Route, avril 2015

 

 

 

MÊME LES ARBRES JETÉS À TERRE…

 

 

 

Même les arbres jetés à terre, racines arrachées, refleurissent. Même le plus modeste arbuste, comme ce prunier dans le virage, prend une allure triomphale. Le patchwork de marron et de verts a gagné presque toute la montagne — tout juste s’il reste encore quelques plaques d’hiver sur les crêtes. Les ombres aussi sur la route ont changé, plus diffuses, avec enfin le flou des feuilles. Cette métamorphose quotidienne, cette fragilité, cette force, cette bonté des lilas en fleurs, des cerisiers en fleurs, des pommiers, des pruniers, des cognassiers en fleurs évoquent l’adolescence. Vite fanée, vite traversée, enivrante, exubérante, insouciante en apparence seulement. À Presle la floraison des cerisiers est déjà terminée…

Qu’importe. Aujourd’hui mieux que jamais on accueille avec reconnaissance cette certitude d’un monde neuf. La route est libre, la route est nue, il n’y a ce matin presque personne qui y circule, et c’est un bienfait que de pouvoir la suivre.

Sur la place d’Arvillard les travaux vont bon train. On est en train de remonter les murs d’une nouvelle maison à l’emplacement de celle qui avait été détruite. Vaches et chevaux paissent dans l’herbe haute. Hauts feuillages frais. La saignée a été réparée. Plus d’obstacles. Belle vallée…

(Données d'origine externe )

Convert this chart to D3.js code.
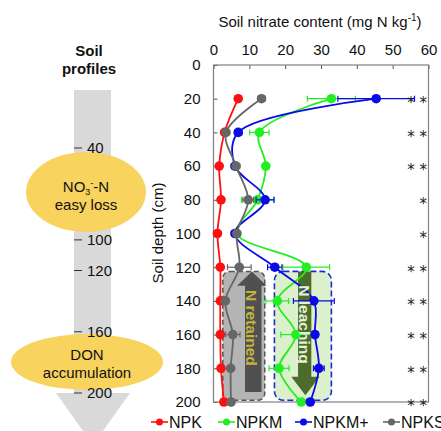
<!DOCTYPE html>
<html>
<head>
<meta charset="utf-8">
<script src="https://cdn.jsdelivr.net/npm/d3@7"></script>
<style>
  body { margin: 0; background: #fff; }
  text { font-family: "Liberation Sans", Arial, sans-serif; }
</style>
</head>
<body>
<svg id="chart" width="441" height="431"></svg>
<script>
// depths (cm) and nitrate content per treatment (mg N kg-1)
var depths = [20, 40, 60, 80, 100, 120, 140, 160, 180, 200];
var npk    = [6.9, 3.1, 1.6, 2.1, 1.1, 1.9, 1.9, 1.9, 2.1, 2.9];
var npkm   = [32.9, 12.8, 14.6, 12.3, 6.5, 25.9, 17.8, 23.0, 18.3, 24.5];
var npkmP  = [45.4, 6.9, 6.0, 14.4, 6.0, 17.1, 28.0, 28.3, 29.4, 27.0];
var npks   = [13.4, 3.5, 6.3, 9.7, 6.5, 7.2, 3.3, 5.4, 4.8, 4.9];
// error bars (sd)
var npkSd   = [0.5, 0.3, 0.3, 0.3, 0.3, 0.3, 0.3, 0.3, 0.3, 0.3];
var npkmSd  = [6.7, 2.7, 0.5, 4.5, 0.5, 6.5, 3.2, 4.2, 2.8, 0.5];
var npkmPSd = [10.7, 1.0, 1.0, 2.5, 1.0, 2.0, 5.7, 0.8, 1.5, 0.5];
var npksSd  = [1.0, 0.5, 1.0, 1.5, 0.8, 3.3, 0.5, 2.0, 0.5, 0.5];
var signif = ["* *", "* *", "* *", "*", "*", "* *", "* *", "* *", "* *", "* *"];
var xTicks = [0, 10, 20, 30, 40, 50, 60];
var yTicks = [0, 20, 40, 60, 80, 100, 120, 140, 160, 180, 200];
var profileTicks = [40, 100, 120, 160, 200];

var series = [
  {name: "NPK",   values: npk,   sd: npkSd,   color: "#ff1010"},
  {name: "NPKM",  values: npkm,  sd: npkmSd,  color: "#22ee22"},
  {name: "NPKM+", values: npkmP, sd: npkmPSd, color: "#0a0ae6"},
  {name: "NPKS",  values: npks,  sd: npksSd,  color: "#666666"}
];

var svg = d3.select("#chart");

// ---------- left: soil profile sketch ----------
var py = d3.scaleLinear().domain([40, 200]).range([148, 393]);
var left = svg.append("g");
left.append("rect").attr("x", 74).attr("y", 90).attr("width", 37)
  .attr("height", py(200) - 90).attr("fill", "#d9d9d9");
left.append("path")
  .attr("d", "M56," + py(200) + "L130," + py(200) + "L93," + (py(200) + 52) + "Z")
  .attr("fill", "#d9d9d9");

left.append("text").attr("x", 89).attr("y", 56).attr("text-anchor", "middle")
  .attr("font-size", 15).attr("font-weight", "bold").attr("fill", "#111").text("Soil");
left.append("text").attr("x", 89).attr("y", 74).attr("text-anchor", "middle")
  .attr("font-size", 15).attr("font-weight", "bold").attr("fill", "#111").text("profiles");

left.append("ellipse").attr("cx", 86).attr("cy", 192).attr("rx", 60).attr("ry", 40)
  .attr("fill", "#f8d35e");
var no3 = left.append("text").attr("x", 86).attr("y", 192).attr("text-anchor", "middle")
  .attr("font-size", 15).attr("fill", "#111");
no3.append("tspan").text("NO");
no3.append("tspan").attr("font-size", 9).attr("dy", 3).text("3");
no3.append("tspan").attr("font-size", 9).attr("dy", -9).text("-");
no3.append("tspan").attr("dy", 6).text("-N");
left.append("text").attr("x", 86).attr("y", 210).attr("text-anchor", "middle")
  .attr("font-size", 15).attr("fill", "#111").text("easy loss");

left.append("ellipse").attr("cx", 87).attr("cy", 362).attr("rx", 76).attr("ry", 28)
  .attr("fill", "#f8d35e");
left.append("text").attr("x", 87).attr("y", 360).attr("text-anchor", "middle")
  .attr("font-size", 15).attr("fill", "#111").text("DON");
left.append("text").attr("x", 87).attr("y", 378).attr("text-anchor", "middle")
  .attr("font-size", 15).attr("fill", "#111").text("accumulation");

left.selectAll(".ptick").data(profileTicks).enter().append("line")
  .attr("x1", 74).attr("x2", 82)
  .attr("y1", function(d){ return py(d); }).attr("y2", function(d){ return py(d); })
  .attr("stroke", "#333").attr("stroke-width", 1);
left.selectAll(".plab").data(profileTicks).enter().append("text")
  .attr("x", 87).attr("y", function(d){ return py(d); }).attr("dy", "0.35em")
  .attr("font-size", 15).attr("fill", "#111")
  .text(function(d){ return d; });

// ---------- right: nitrate profile chart ----------
var x = d3.scaleLinear().domain([0, 60]).range([213.5, 428.5]);
var y = d3.scaleLinear().domain([0, 200]).range([65, 402]);

svg.append("g").attr("transform", "translate(0,65)")
  .call(d3.axisTop(x).tickValues(xTicks).tickSizeInner(-4).tickSizeOuter(0).tickPadding(10))
  .call(function(g){
    g.select(".domain").remove();
    g.selectAll("line").attr("stroke", "#555");
    g.selectAll("text").attr("font-size", 15).attr("fill", "#111");
  });
svg.append("g").attr("transform", "translate(213.5,0)")
  .call(d3.axisLeft(y).tickValues(yTicks).tickSizeInner(-4).tickSizeOuter(0).tickPadding(13))
  .call(function(g){
    g.select(".domain").remove();
    g.selectAll("line").attr("stroke", "#555");
    g.selectAll("text").attr("font-size", 15).attr("fill", "#111");
  });

svg.append("rect").attr("x", x(0)).attr("y", y(0))
  .attr("width", x(60) - x(0)).attr("height", y(200) - y(0))
  .attr("fill", "none").attr("stroke", "#808080").attr("stroke-width", 1.2);

var title = svg.append("text").attr("x", 320).attr("y", 27).attr("text-anchor", "middle")
  .attr("font-size", 15).attr("fill", "#111");
title.append("tspan").text("Soil nitrate content (mg N kg");
title.append("tspan").attr("font-size", 10).attr("dy", -6).text("-1");
title.append("tspan").attr("dy", 6).text(")");

svg.append("text").attr("transform", "translate(163,233) rotate(-90)")
  .attr("text-anchor", "middle").attr("font-size", 15).attr("fill", "#111")
  .text("Soil depth (cm)");

// annotation boxes
svg.append("rect").attr("x", x(2.6)).attr("y", y(122.5))
  .attr("width", x(14.3) - x(2.6)).attr("height", y(199) - y(122.5))
  .attr("rx", 7).attr("fill", "#b4b4b4").attr("stroke", "#555")
  .attr("stroke-width", 1.5).attr("stroke-dasharray", "5,3");
svg.append("rect").attr("x", x(17)).attr("y", y(122.5))
  .attr("width", x(32.9) - x(17)).attr("height", y(199) - y(122.5))
  .attr("rx", 9).attr("fill", "#dcf0cc").attr("stroke", "#1a2ed0")
  .attr("stroke-width", 1.6).attr("stroke-dasharray", "6,3");

function arrowPath(xl, xr, hl, hr, yStart, yHead, yTip) {
  var xm = (hl + hr) / 2;
  return "M" + x(xl) + "," + y(yStart) + "L" + x(xl) + "," + y(yHead) +
    "L" + x(hl) + "," + y(yHead) + "L" + x(xm) + "," + y(yTip) +
    "L" + x(hr) + "," + y(yHead) + "L" + x(xr) + "," + y(yHead) +
    "L" + x(xr) + "," + y(yStart) + "Z";
}
svg.append("path").attr("d", arrowPath(8.8, 13.4, 6.6, 14.8, 194, 131, 122.5))
  .attr("fill", "#505050");
svg.append("path").attr("d", arrowPath(23.6, 27.3, 21.7, 29.6, 122.5, 185, 196))
  .attr("fill", "#4d6b2c");

// lines, error bars and points
var line = d3.line()
  .x(function(d){ return x(d.v); })
  .y(function(d){ return y(d.depth); })
  .curve(d3.curveCatmullRom.alpha(0.5));

series.forEach(function(s){
  var pts = depths.map(function(d, i){ return {depth: d, v: s.values[i], sd: s.sd[i]}; });
  var g = svg.append("g");
  g.append("path").attr("d", line(pts)).attr("fill", "none")
    .attr("stroke", s.color).attr("stroke-width", 1.8);
  var eb = g.selectAll(".eb").data(pts).enter().append("g");
  eb.append("line")
    .attr("x1", function(d){ return x(Math.max(0, d.v - d.sd)); })
    .attr("x2", function(d){ return x(d.v + d.sd); })
    .attr("y1", function(d){ return y(d.depth); }).attr("y2", function(d){ return y(d.depth); })
    .attr("stroke", s.color).attr("stroke-width", 1.2);
  [-1, 1].forEach(function(k){
    eb.append("line")
      .attr("x1", function(d){ return x(Math.max(0, d.v + k * d.sd)); })
      .attr("x2", function(d){ return x(Math.max(0, d.v + k * d.sd)); })
      .attr("y1", function(d){ return y(d.depth) - 3; })
      .attr("y2", function(d){ return y(d.depth) + 3; })
      .attr("stroke", s.color).attr("stroke-width", 1.2);
  });
  g.selectAll("circle").data(pts).enter().append("circle")
    .attr("cx", function(d){ return x(d.v); }).attr("cy", function(d){ return y(d.depth); })
    .attr("r", 4.8).attr("fill", s.color);
});

// annotation texts
svg.append("text").attr("transform", "translate(" + (x(10.6) - 5.5) + "," + y(156) + ") rotate(90)")
  .attr("text-anchor", "middle").attr("font-size", 15.5).attr("font-weight", "bold")
  .attr("fill", "#c4b43c").text("N retained");
svg.append("text").attr("transform", "translate(" + (x(25.4) - 5.5) + "," + y(154) + ") rotate(90)")
  .attr("text-anchor", "middle").attr("font-size", 15.5).attr("font-weight", "bold")
  .attr("fill", "#e4f2d6").text("N leaching");

// significance marks
svg.selectAll(".sig").data(depths).enter().append("text")
  .attr("x", 427).attr("y", function(d){ return y(d); }).attr("dy", "0.62em")
  .attr("text-anchor", "end").attr("font-size", 15).attr("fill", "#222")
  .style("font-family", "'DejaVu Sans', sans-serif")
  .text(function(d, i){ return signif[i]; });

// legend
var legX = [151, 218, 295, 383];
var leg = svg.selectAll(".leg").data(series).enter().append("g")
  .attr("transform", function(d, i){ return "translate(" + legX[i] + ",422)"; });
leg.append("line").attr("x1", 0).attr("x2", 17).attr("y1", 0).attr("y2", 0)
  .attr("stroke", function(d){ return d.color; }).attr("stroke-width", 1.6);
leg.append("circle").attr("cx", 8.5).attr("cy", 0).attr("r", 3.5)
  .attr("fill", function(d){ return d.color; });
leg.append("text").attr("x", 18).attr("y", 0).attr("dy", "0.36em")
  .attr("font-size", 16).attr("fill", "#111").text(function(d){ return d.name; });
</script>
</body>
</html>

J’ai rêvé cette nuit que c’était l’été et que je revenais presque clandestinement dans le collège fermé. Tout avait été chamboulé, je ne reconnaissais rien, et pourtant je faisais visiter à mon père ce lieu inconnu comme s’il avait été familier. Je lui montrais ma salle de classe qui ressemblait à un studio d’étudiant en ville. J’étais redevenu étudiant… Cette sensation de nouveauté venue sans doute du printemps jusque dans le rêve, diffuse encore dans tout le paysage que je traverse à la vitesse affolante de cinquante kilomètres-heure. Même ces cyprès verts dressés dans le ciel gris-bleu, je crois que je ne les avais jamais remarqués, en tout cas jamais vus comme je les vois aujourd’hui en passant.

Cette fois ça y est, la maison neuve est habitée. On tâchera pareillement d’habiter cette nouvelle première journée, cet ultime mouvement du printemps, ou premier de l’été.